Bing Outage exposes Testing in Production (TiP) Hazards

I have been a big proponent of shipping services into production more frequently and conducting more testing on the code once it is in production.  Those of us that support this methodology tend to call it TiP (Testing in Production).  Find links to previous blog posts on this subject below. 

Bing During OutageBing back up and working

After the recent Bing outage (evening of 12/3/2009), I find myself thinking about the Hazards of TiP and thought I might make a post about some lesson's I have drawn from this production outage and what has been written about it so far. ZD Net posted a bit of a sarcastic blog with the title "Microsoft is making progress on search: You noticed Bing's glitch."  According to the official blog post by the Bing team (here) the outage was, “The cause of the outage was a configuration change during some internal testing that had unfortunate and unintended consequences.”

Internal testing that had unfortunate

and unintended consequences


Despite this black mark, I still believe TiP is the right direction to go for services testing but clearly there are some hazards and lessons we can extrapolate.

These two posts imply that the outage was wide spread, noticed by a lot of individuals, and caused by an errant configuration change in support of a test.  My assessment is that while there was clearly an attempt to run a test configuration in production, the test did not cause the outage.  The challenge came where the test configuration change somehow went to all of production. 

The core concept of TiP is to minimize risk through TiP-ing.  In order to accept the risk of less stable code into production in order to run tests, the less stable code must be easily sandboxed.  Whatever happened here was likely a configuration management mistake not a testing error.

I have an axiom for my operations team, and that is that all manual processes will eventually fail, unless they don’t.

I like Bing, but half-an-hour downtime is unacceptable these days. Do you guys not have failover systems?

Comment on Bing Blog by b.dylan.walker


The reality is that the Bing system is very automated.  The team has shared some information about their infrastructure so I won’t go into details here less I share something not disclosed.  In outage like this from a test configuration change impacting production is clearly a case of fast moving automation. 

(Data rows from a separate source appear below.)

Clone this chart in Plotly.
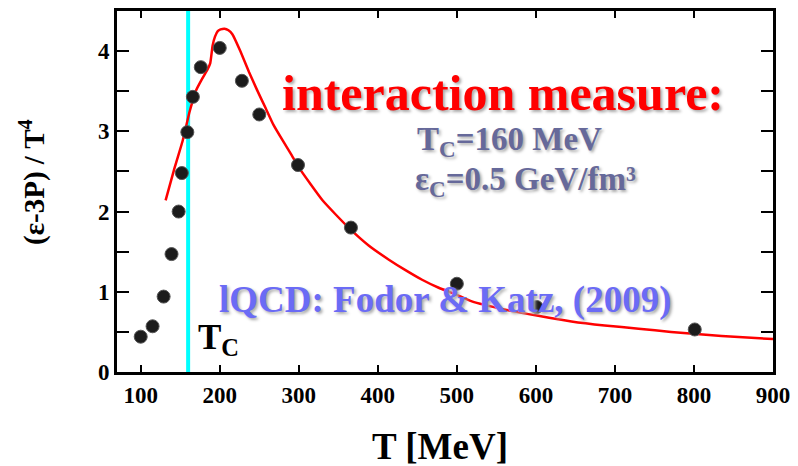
import plotly.graph_objects as go

# Lattice QCD data points (black spheres)
T_data = [100, 115, 129, 139, 148, 152, 159, 166, 176, 200, 228, 250, 299, 366, 500, 601, 801]
I_data = [0.44, 0.57, 0.94, 1.47, 2.00, 2.48, 2.99, 3.43, 3.80, 4.04, 3.63, 3.21, 2.58, 1.80, 1.10, 0.81, 0.53]

# Red curve
T_curve = [131.5, 143, 153, 162, 170, 178, 185, 188, 191, 194, 197.5, 201, 206, 211, 216, 226, 237, 247, 258, 268,
           280, 290, 300, 315, 330, 347, 364, 388, 414, 435, 456, 477, 498, 519, 560, 603, 645, 687, 730, 771, 835, 900]
I_curve = [2.14, 2.55, 2.88, 3.25, 3.51, 3.66, 3.78, 3.85, 4.07, 4.18, 4.25, 4.27, 4.28, 4.26, 4.21, 4.00, 3.74, 3.52, 3.29, 3.08,
           2.88, 2.72, 2.55, 2.34, 2.14, 1.96, 1.79, 1.58, 1.40, 1.27, 1.15, 1.05, 0.97, 0.88, 0.78, 0.70, 0.63, 0.58, 0.54, 0.50, 0.45, 0.41]

T_c = 160
x_ticks = [100, 200, 300, 400, 500, 600, 700, 800, 900]
y_ticks = [0, 1, 2, 3, 4]

SERIF = "Liberation Serif"

fig = go.Figure()

fig.add_trace(go.Scatter(
    x=[T_c, T_c], y=[0, 4.5], mode="lines",
    line=dict(color="#00ffff", width=4), showlegend=False, hoverinfo="skip"))

fig.add_trace(go.Scatter(
    x=T_curve, y=I_curve, mode="lines",
    line=dict(color="#ff0000", width=2.5, shape="spline", smoothing=0.4),
    showlegend=False))

fig.add_trace(go.Scatter(
    x=T_data, y=I_data, mode="markers",
    marker=dict(color="#1c1c1c", size=13, line=dict(color="#555555", width=1)),
    showlegend=False))

axis_common = dict(
    showline=True, linecolor="black", linewidth=3, mirror="ticks",
    ticks="inside", tickcolor="black", tickwidth=2,
    showgrid=False, zeroline=False,
    tickfont=dict(family=SERIF, size=23, color="black", weight="bold"),
)

fig.update_xaxes(range=[70, 900], tickvals=x_ticks, ticklen=7, **axis_common)
fig.update_yaxes(range=[0, 4.5], tickvals=y_ticks, ticklen=12,
                 minor=dict(dtick=0.5, ticks="inside", ticklen=12, tickwidth=2, tickcolor="black"),
                 **axis_common)

shadow = "2px 2px 3px #aaaaaa"
ann = [
    dict(x=558, y=3.48, text="interaction measure:", font=dict(family=SERIF, size=50, color="#ff0000", weight="bold", shadow=shadow)),
    dict(x=567, y=2.87, text="T<sub>C</sub>=160 MeV", font=dict(family=SERIF, size=33, color="#66699a", weight="bold", shadow=shadow)),
    dict(x=587, y=2.38, text="ε<sub>C</sub>=0.5 GeV/fm³", font=dict(family=SERIF, size=33, color="#66699a", weight="bold", shadow=shadow)),
    dict(x=485, y=0.90, text="lQCD: Fodor &amp; Katz, (2009)", font=dict(family=SERIF, size=37, color="#6b6bf5", weight="bold", shadow=shadow)),
    dict(x=198, y=0.40, text="T<sub>C</sub>", font=dict(family=SERIF, size=35, color="black", weight="bold")),
]
for a in ann:
    fig.add_annotation(xref="x", yref="y", showarrow=False, xanchor="center", yanchor="middle", **a)

# Axis titles as annotations (pixel placement)
fig.add_annotation(xref="paper", yref="paper", x=(441 - 117) / (776 - 117), y=-(447 - 372) / 364,
                   text="T [MeV]", showarrow=False, xanchor="center", yanchor="middle",
                   font=dict(family=SERIF, size=37, color="black", weight="bold"))
fig.add_annotation(xref="paper", yref="paper", x=-(117 - 32) / (776 - 117), y=(372 - 180) / 364,
                   text="(ε-3P) / T<sup>4</sup>", showarrow=False, textangle=-90,
                   xanchor="center", yanchor="middle",
                   font=dict(family=SERIF, size=29, color="black", weight="bold"))

fig.update_layout(
    width=798, height=466,
    margin=dict(l=117, r=22, t=8, b=94),
    paper_bgcolor="white", plot_bgcolor="white",
    showlegend=False,
)

fig.write_html("out.html")
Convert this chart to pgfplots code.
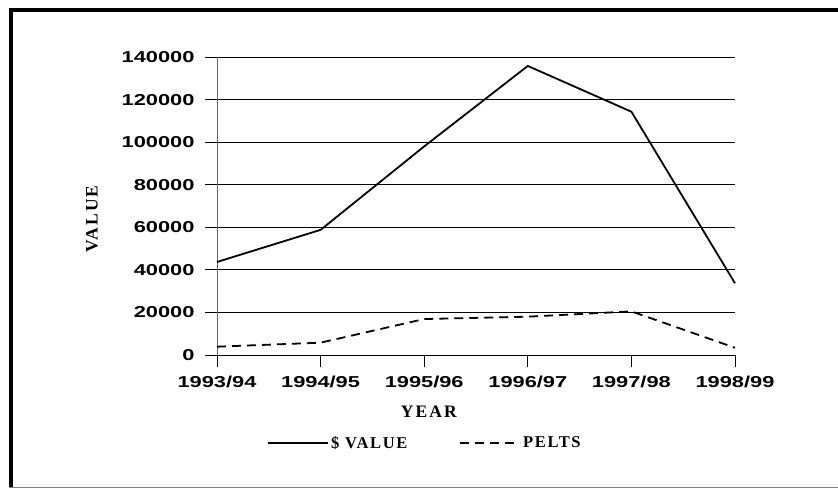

In order to enable TiP and to take more risk into production, the change management system of a service must be rock solid and fully automated.  Clearly though from what has been shared they have a state of the art system.  In fact it is likely this state of the art system that allowed the errant change to propagate so quickly and require a full roll back.

Therefore the gap must be in the safety mechanisms to prevent such a mistake in combination with how fast the mistake rolled out to all environments.  Another factor in successful TiP is metering of change in production.  This change just moved too fast and while the bing system is highly automated it still takes a long time to undo a change across so many servers.

My takeaway from this outage is to remember that TiP does work but you need solid change management.

1.       A fully automated deployment system

2.       Rock solid controls on change management approval

3.       Every change must be a metered change so when a mistake does happen it doesn’t affect every server in production.


Those are the lesson’s I’ve drawn so far.  What do you think?

Other Blogs on TiP


·         Ship your service into production and then start testing!

Images from a blog post on -

Comments (2)

  1. Seth Eliot says:

    Your points 1,2 amd 3 are spot on Ken.   And 3 can also be restated from "doesn’t affect every server in production" to "doesn’t affect every USER in production".  Same thing but the latter message keeps your eyes on the prize.

    I would add a 4th point.

    4. Do your TiP (at least your higher risk TiP) during off-peak hours.

  2. R.K.Johnston says:

    Seth, we exchanged emails on this internally and at first I agreed with your point, and actually still do but I want to make a counter point that is more about the right mind set to deployment and change management.  

    when a team approaches deployments and any sort of change as an Off Peak activity they tend to get into a mindset that allows them to cut corners in this area because risk is "lower."  As you know I run an operations team along with dev test and pm.  On the Ops side I have several teams that insist on deploying over the weekend because that is off peak and lower risk.  The problem is they have never automated their deployments.  Manual steps will always eventually fail.  

    One more point i’d like to make on Off Peak is that mindset also assumes you won’t be wildly successful with 24×7 demand.  If a service is successful it will have world wide demand all the time.  So, yes, if there is off peak and the change is risky it is ok to consider this option but it is not the point to start from.